At that moment, on a high bank overlooking the river -- and also, at that moment, overlooking a passing tow of barges moving several thousands of tons of something valuable from somewhere upriver to somewhere else downriver -- my eye caught sight of a common turtle poised on a branch of driftwood that was jammed in the water, near the shore, a dozen or so feet below me.
The turtle's head was fully extended; whether to better enjoy the fresh air, or to get a better look at the passing barges, or for some other reason, I do not know. His feet clung to the driftwood branch. And his tail was in the water. Just a moment later, he dropped right off the driftwood and disappeared below the surface. And then reappeared, swimming, head out of the water, a few feet downstream.
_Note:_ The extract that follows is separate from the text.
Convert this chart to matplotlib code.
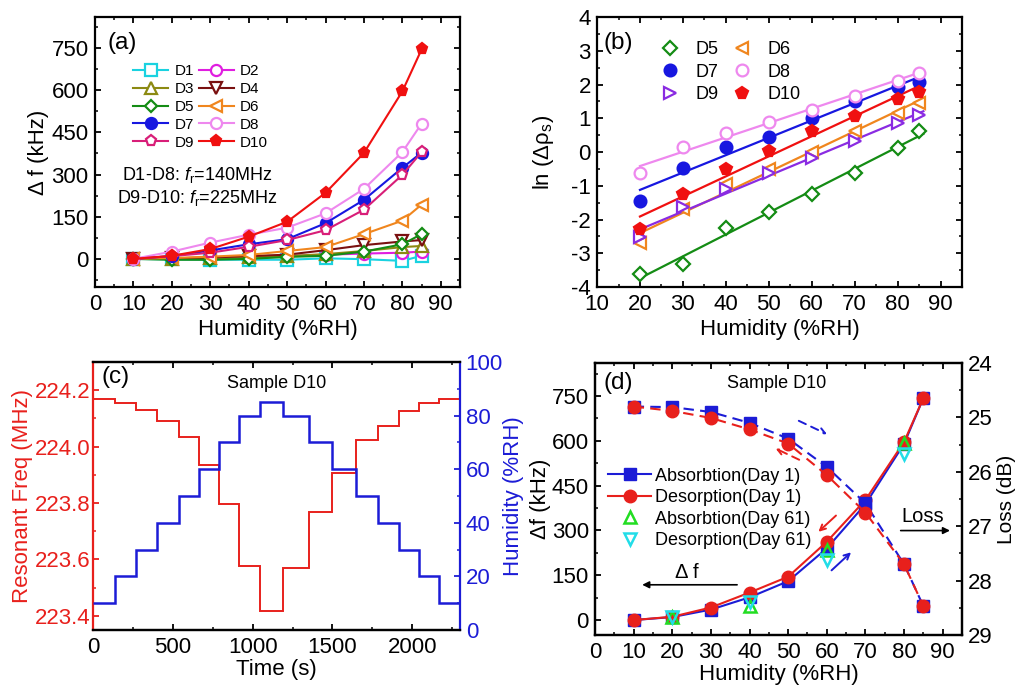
import numpy as np
import matplotlib
matplotlib.use("Agg")
import matplotlib.pyplot as plt
from matplotlib.ticker import MultipleLocator, FormatStrFormatter

# ---- (a) frequency shift vs humidity, every device
RH_A = [10, 20, 30, 40, 50, 60, 70, 80, 85]
D1_A = [0, -2, -3, -3, -3, 2, -1, -7, 11]
D2_A = [0, 2, 5, 8, 10, 15, 19, 22, 26]
D3_A = [0, 0, 2, 5, 10, 17, 28, 42, 46]
D4_A = [0, 2, 5, 10, 15, 31, 49, 62, 67]
D5_A = [0, -3, -3, 0, 7, 11, 26, 52, 88]
D6_A = [0, 3, 8, 14, 28, 42, 88, 136, 193]
D7_A = [0, 10, 30, 52, 70, 127, 210, 324, 378]
D8_A = [0, 26, 58, 86, 111, 162, 249, 380, 481]
D9_A = [0, 10, 22, 43, 67, 102, 175, 299, 380]
D10_A = [0, 11, 35, 79, 132, 235, 377, 596, 745]

# ---- (b) ln(delta rho_s) vs humidity
RH_B = [20, 30, 40, 50, 60, 70, 80, 85]
D5_B = [-3.62, -3.33, -2.24, -1.77, -1.25, -0.61, 0.11, 0.63]
D6_B = [-2.69, -1.70, -0.95, -0.51, 0.01, 0.62, 1.17, 1.45]
D7_B = [-1.45, -0.47, 0.16, 0.44, 1.00, 1.50, 1.92, 2.09]
D8_B = [-0.63, 0.16, 0.57, 0.90, 1.25, 1.67, 2.12, 2.34]
D9_B = [-2.53, -1.64, -1.08, -0.61, -0.19, 0.34, 0.87, 1.10]
D10_B = [-2.27, -1.23, -0.51, 0.04, 0.62, 1.08, 1.56, 1.79]

# ---- (c) D10 time response
T_EDGES = [0, 135, 270, 400, 540, 665, 790, 915, 1045, 1190, 1355, 1500,
           1650, 1785, 1915, 2040, 2165, 2300]
RH_C = [10, 20, 30, 40, 50, 60, 70, 80, 85, 80, 70, 60, 50, 40, 30, 20, 10]
FREQ_C = [224.168, 224.156, 224.130, 224.092, 224.035, 223.935, 223.798,
          223.576, 223.418, 223.570, 223.767, 223.908, 224.024, 224.073,
          224.127, 224.156, 224.168]

# ---- (d) D10 hysteresis / stability
RH_D = [10, 20, 30, 40, 50, 60, 70, 80, 85]
DF_ABS1 = [0, 10, 35, 76, 130, 240, 388, 590, 743]
DF_DES1 = [0, 11, 42, 92, 145, 262, 402, 596, 743]
RH_D61 = [20, 40, 60, 80]
DF_ABS61 = [11, 46, 233, 593]
DF_DES61 = [9, 62, 202, 557]
LOSS_ABS1 = [24.80, 24.81, 24.90, 25.10, 25.39, 25.91, 26.58, 27.70, 28.47]
LOSS_DES1 = [24.80, 24.88, 25.01, 25.22, 25.48, 26.06, 26.75, 27.70, 28.47]

RED = "#e8201c"
BLUE = "#1c1cd6"
TICK_FS = 16
LAB_FS = 16

plt.rcParams.update({
    "font.family": ["Liberation Sans", "DejaVu Sans"],
    "mathtext.fontset": "custom",
    "mathtext.rm": "Liberation Sans",
    "mathtext.it": "Liberation Sans:italic",
    "axes.unicode_minus": False,
    "axes.linewidth": 1.6,
})


def frame(ax, xmaj, ymaj, right=True):
    ax.xaxis.set_major_locator(MultipleLocator(xmaj))
    ax.xaxis.set_minor_locator(MultipleLocator(xmaj / 2))
    ax.yaxis.set_major_locator(MultipleLocator(ymaj))
    ax.yaxis.set_minor_locator(MultipleLocator(ymaj / 2))
    ax.tick_params(which="both", direction="in", top=True, right=right,
                   labelsize=TICK_FS)
    ax.tick_params(axis="x", which="major", pad=5)
    ax.tick_params(axis="y", which="major", pad=4.5)
    ax.tick_params(which="major", length=4.5, width=1.3)
    ax.tick_params(which="minor", length=2.5, width=1.1)


fig = plt.figure(figsize=(10.19, 6.85), dpi=100)
ax_a = fig.add_axes([0.0932, 0.581, 0.3582, 0.394])
ax_b = fig.add_axes([0.5859, 0.581, 0.3582, 0.394])
ax_c = fig.add_axes([0.0913, 0.0803, 0.3602, 0.3912])
ax_d = fig.add_axes([0.5839, 0.073, 0.3602, 0.397])

# ================= (a)
series_a = [("D1", D1_A, "#1ad2e0", "s", False),
            ("D2", D2_A, "#e01ee0", "o", False),
            ("D3", D3_A, "#8c8a12", "^", False),
            ("D4", D4_A, "#7a1010", "v", False),
            ("D5", D5_A, "#148c14", "D", False),
            ("D6", D6_A, "#f0861e", "<", False),
            ("D7", D7_A, "#1717e0", "o", True),
            ("D8", D8_A, "#ee88ee", "o", False),
            ("D9", D9_A, "#d81e78", "p", False),
            ("D10", D10_A, "#f01010", "p", True)]
handles = {}
for name, vals, col, mk, filled in series_a:
    ms = 6.5 if mk == "D" else 8
    h, = ax_a.plot(RH_A, vals, "-", color=col, lw=1.5, marker=mk, ms=ms,
                   mfc=col if filled else "white", mec=col, mew=1.6,
                   label=name)
    handles[name] = h
order = ["D1", "D3", "D5", "D7", "D9", "D2", "D4", "D6", "D8", "D10"]
ax_a.legend([handles[k] for k in order], order, ncol=2, frameon=False,
            fontsize=11, loc="center left", bbox_to_anchor=(0.105, 0.667),
            handlelength=2.3, handletextpad=0.4, columnspacing=0.3,
            labelspacing=0.25, borderpad=0, borderaxespad=0)
ax_a.text(0.279, 0.415, "D1-D8: $f_\\mathrm{r}$=140MHz", transform=ax_a.transAxes,
          ha="center", va="center", fontsize=13)
ax_a.text(0.279, 0.33, "D9-D10: $f_\\mathrm{r}$=225MHz", transform=ax_a.transAxes,
          ha="center", va="center", fontsize=13)
ax_a.set_xlim(0, 95)
ax_a.set_ylim(-100, 860)
frame(ax_a, 10, 150)
ax_a.set_xlabel("Humidity (%RH)", fontsize=LAB_FS, labelpad=3)
ax_a.set_ylabel("Δ f (kHz)", fontsize=LAB_FS, labelpad=2)
ax_a.text(0.033, 0.904, "(a)", transform=ax_a.transAxes, fontsize=17.5,
          ha="left", va="center")

# ================= (b)
series_b = [("D5", D5_B, "#148c14", "D", False),
            ("D6", D6_B, "#f0861e", "<", False),
            ("D7", D7_B, "#1717e0", "o", True),
            ("D8", D8_B, "#ee88ee", "o", False),
            ("D9", D9_B, "#8a2be2", ">", False),
            ("D10", D10_B, "#f01010", "p", True)]
hb = {}
xs = np.array([20, 86])
for name, vals, col, mk, filled in series_b:
    slope, icpt = np.polyfit(RH_B, vals, 1)
    ax_b.plot(xs, icpt + slope * xs, "-", color=col, lw=1.6)
for name, vals, col, mk, filled in series_b:
    ms = 7 if mk == "D" else 8.5
    h, = ax_b.plot(RH_B, vals, ls="none", marker=mk, ms=ms,
                   mfc=col if filled else "white", mec=col, mew=1.6)
    hb[name] = h
order_b = ["D5", "D7", "D9", "D6", "D8", "D10"]
ax_b.legend([hb[k] for k in order_b], order_b, ncol=2, frameon=False,
            fontsize=13, loc="center left", bbox_to_anchor=(0.175, 0.796),
            handlelength=1.0, handletextpad=0.9, columnspacing=0.8,
            labelspacing=0.3, borderpad=0, borderaxespad=0)
ax_b.set_xlim(10, 95)
ax_b.set_ylim(-4, 4)
frame(ax_b, 10, 1)
ax_b.set_xlabel("Humidity (%RH)", fontsize=LAB_FS, labelpad=3)
ax_b.set_ylabel("ln (Δρ$_\\mathrm{s}$)", fontsize=LAB_FS, labelpad=11)
ax_b.text(0.017, 0.904, "(b)", transform=ax_b.transAxes, fontsize=17.5,
          ha="left", va="center")

# ================= (c)
ax_c2 = ax_c.twinx()
ax_c.stairs(FREQ_C, T_EDGES, baseline=None, color=RED, lw=1.4)
ax_c2.stairs(RH_C, T_EDGES, baseline=None, color=BLUE, lw=1.8)
ax_c.set_xlim(0, 2300)
ax_c.set_ylim(223.35, 224.3)
ax_c2.set_ylim(0, 100)
frame(ax_c, 500, 0.2, right=False)
ax_c.yaxis.set_major_formatter(FormatStrFormatter("%.1f"))
ax_c2.yaxis.set_major_locator(MultipleLocator(20))
ax_c2.yaxis.set_minor_locator(MultipleLocator(10))
ax_c2.tick_params(which="both", direction="in", labelsize=TICK_FS,
                  colors=BLUE, pad=4)
ax_c2.tick_params(which="major", length=4.5, width=1.3)
ax_c2.tick_params(which="minor", length=2.5, width=1.1)
ax_c.tick_params(axis="y", which="both", colors=RED, pad=2)
ax_c.spines["left"].set_color(RED)
ax_c2.spines["left"].set_visible(False)
ax_c2.spines["right"].set_color(BLUE)
ax_c.spines["right"].set_visible(False)
ax_c.set_xlabel("Time (s)", fontsize=LAB_FS, labelpad=1)
ax_c.set_ylabel("Resonant Freq (MHz)", fontsize=LAB_FS, color=RED, labelpad=1)
ax_c2.set_ylabel("Humidity (%RH)", fontsize=LAB_FS, color=BLUE, labelpad=0)
ax_c.text(0.5, 0.92, "Sample D10", transform=ax_c.transAxes, fontsize=13,
          ha="center", va="center")
ax_c.text(0.024, 0.945, "(c)", transform=ax_c.transAxes, fontsize=17.5,
          ha="left", va="center")

# ================= (d)
ax_d2 = ax_d.twinx()
h1, = ax_d.plot(RH_D, DF_ABS1, "-", color=BLUE, lw=1.5, marker="s", ms=8,
                mfc=BLUE, mec=BLUE)
h2, = ax_d.plot(RH_D, DF_DES1, "-", color=RED, lw=1.5, marker="o", ms=9,
                mfc=RED, mec=RED)
h3, = ax_d.plot(RH_D61, DF_ABS61, ls="none", marker="^", ms=9, mfc="none",
                mec="#22dd22", mew=1.8)
h4, = ax_d.plot(RH_D61, DF_DES61, ls="none", marker="v", ms=9, mfc="none",
                mec="#22dde8", mew=1.8)
ax_d2.plot(RH_D, LOSS_ABS1, color=BLUE, lw=1.5, ls=(0, (5, 3)), marker="s",
           ms=8, mfc=BLUE, mec=BLUE)
ax_d2.plot(RH_D, LOSS_DES1, color=RED, lw=1.5, ls=(0, (5, 3)), marker="o",
           ms=9, mfc=RED, mec=RED)
ax_d.set_xlim(0, 95)
ax_d.set_ylim(-50, 860)
ax_d2.set_ylim(29, 24)
frame(ax_d, 10, 150, right=False)
ax_d2.yaxis.set_major_locator(MultipleLocator(1))
ax_d2.yaxis.set_minor_locator(MultipleLocator(0.5))
ax_d2.tick_params(which="both", direction="in", labelsize=TICK_FS, pad=4.5)
ax_d2.tick_params(which="major", length=4.5, width=1.3)
ax_d2.tick_params(which="minor", length=2.5, width=1.1)
ax_d.set_xlabel("Humidity (%RH)", fontsize=LAB_FS, labelpad=1)
ax_d.set_ylabel("Δf (kHz)", fontsize=LAB_FS, labelpad=0)
ax_d2.set_ylabel("Loss (dB)", fontsize=15, labelpad=3)

# direction arrows
dash_arrow = dict(arrowstyle="->", lw=1.4, linestyle=(0, (4, 3)))
ax_d2.annotate("", xy=(60.7, 25.33), xytext=(52.1, 25.04),
               arrowprops=dict(dash_arrow, color=BLUE))
ax_d2.annotate("", xy=(46.1, 25.55), xytext=(53.5, 25.80),
               arrowprops=dict(dash_arrow, color=RED))
ax_d.annotate("", xy=(57.3, 289), xytext=(62.9, 356),
              arrowprops=dict(arrowstyle="->", lw=1.4, color=RED))
ax_d.annotate("", xy=(66.8, 233), xytext=(60.7, 160),
              arrowprops=dict(arrowstyle="->", lw=1.4, color=BLUE))
ax_d.annotate("", xy=(11.5, 118), xytext=(37.5, 118),
              arrowprops=dict(arrowstyle="-|>", lw=1.2, color="black",
                              mutation_scale=10))
ax_d.text(23.7, 160, "Δ f", fontsize=14.5, ha="center", va="center")
ax_d2.annotate("", xy=(92.6, 27.08), xytext=(78.4, 27.08),
               arrowprops=dict(arrowstyle="-|>", lw=1.2, color="black",
                               mutation_scale=10))
ax_d2.text(84.8, 26.83, "Loss", fontsize=14.5, ha="center", va="center")

ax_d2.legend([h1, h2, h3, h4],
             ["Absorbtion(Day 1)", "Desorption(Day 1)",
              "Absorbtion(Day 61)", "Desorption(Day 61)"],
             frameon=False, fontsize=13, loc="center left",
             bbox_to_anchor=(0.035, 0.465), handlelength=2.4,
             handletextpad=0.2, labelspacing=0.25, borderpad=0,
             borderaxespad=0)
ax_d.text(0.496, 0.926, "Sample D10", transform=ax_d.transAxes, fontsize=13,
          ha="center", va="center")
ax_d.text(0.022, 0.926, "(d)", transform=ax_d.transAxes, fontsize=17.5,
          ha="left", va="center")

fig.savefig("out.png", dpi=100)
I thought of the old Taoist philosopher Chuang Tzu and his story about refusing a government appointment, preferring the happy life of a turtle, "dragging its tail in the mud." This little story has delighted thinkers for more than two millennia, and is mentioned by Thomas Merton in his book, The Way of Chuang Tzu.
I really can't say for sure whether the turtle was a he or a she -- but I am certain that he was not a mere it. A little, four-legged, hard-shelled Fact in the universe, swimming right here in Lao-Tse's nameless Tao, living out his little purposes, reproduced from the thousand generations of turtles that join Chuang Tzu's times to our own, and perhaps destined to enjoy reproducing himself into a thousand generations to come. Some species of turtles, they say, are long-lived. Perhaps this little fellow will outlive me. Perhaps his descendants will be seen by my own, along this same river bank, or some other, two or three centuries from now.
When he suddenly pulled his head underwater, a ring of little ripples spread out, blending and merging with the larger waves raised by the passing barges. Before they could reach the shore, they were gone.